Still, it's hard to look at the history of humanity — including the transformative growth seen in once poor nations like China and India — without doubting that any amount of environmental finger wagging is likely to halt the drive for development. We may call for Brazilians to stop clearing the Amazon, but Americans essentially deforested much of what would become the U.S. on the way to accumulating more wealth than the world has ever seen. (Four hundred years ago midtown Manhattan — where I now work — was part of a quiet and wooded island, home to black bears, bald eagles and wolves.) Human beings may well be O.K. — and if we continue to innovate, more and more of us will be more and more O.K. But as Shellenberger and Nordhaus write: "What modernization may threaten most is not human civilization, but the survival of those nonhuman species and environments we care about."
So what can we do about those "nonhuman species and environments" that may not be vital to human development, but that have a value all their own? In the best essay in Love Your Monsters, Peter Kareiva — the chief scientist for the Nature Conservancy — and a pair of co-authors try to construct workable conservation policies for the Anthropocene, our new human-dominated geological era.
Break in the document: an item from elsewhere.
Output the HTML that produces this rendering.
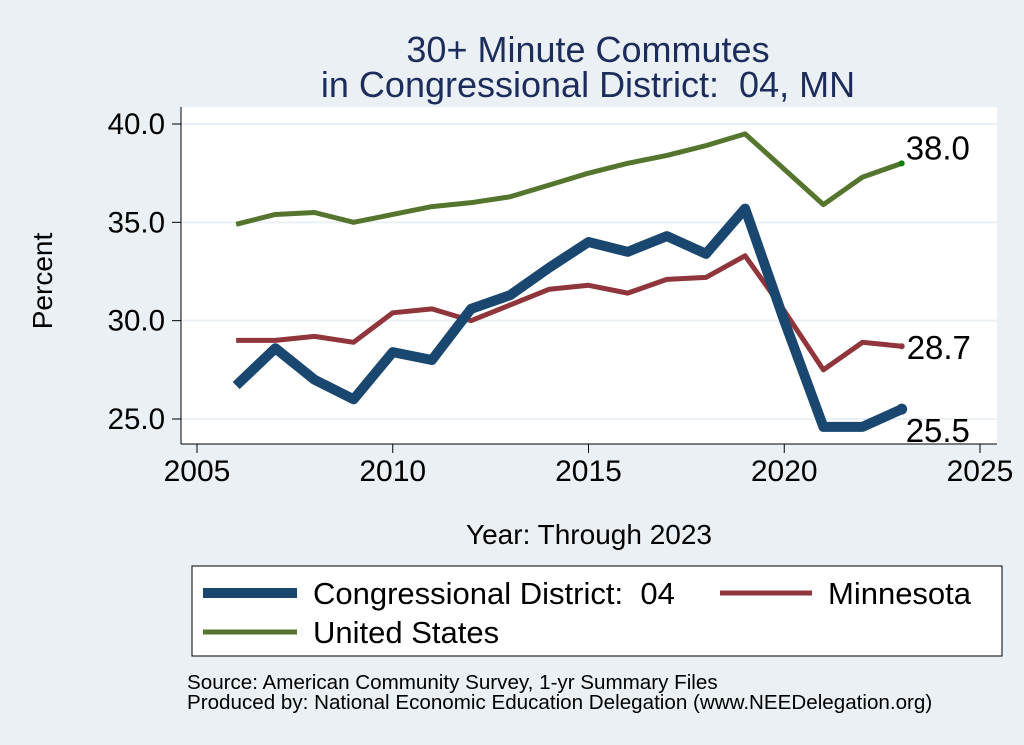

They criticize the focus on creating nature reserves, which has often led to problems with indigenous peoples in developing nations — after all, someone was probably living in that park before it was a park. (That's been true in the U.S. as well — forced evictions that accompanied the creation of Yellowstone, America's first national park, led to the deaths of 300 Shoshone Native Americans in a single day.) As Kareiva and his co-authors write: "The bigger questions for 21st century conservation regard what we will do with the rest of [the planet]: the working landscapes, the urban ecosystems, the fisheries and tree plantations, the vast swaths of agricultural monocultures, and the growing expanses of marginal agricultural lands and second growth forests." In other words, the planet that most of us live on.
Kareiva and his co-authors believe that nature is much more resilient than we give it credit for. They note a recent scientific review that looked at 240 studies of different types of ecosystems following major disturbances like deforestation or oil spills, and found that the abundance of plant and animal species recovered at least partially in 72% of them. We're losing forests in South America, but we're gaining them back in the northern hemisphere, as trees retake former agricultural lands. With the right amount of "planetary gardening" — a term that recurs a few times in Love Your Monsters — we can keep nature thriving well into the Anthropocene.
At least that's the hope, and Love Your Monsters is nothing if not an optimistic book — perhaps overly optimistic, as critics will surely note. But in a world where economic values almost always trump environmental ones, this may be the best we hope for.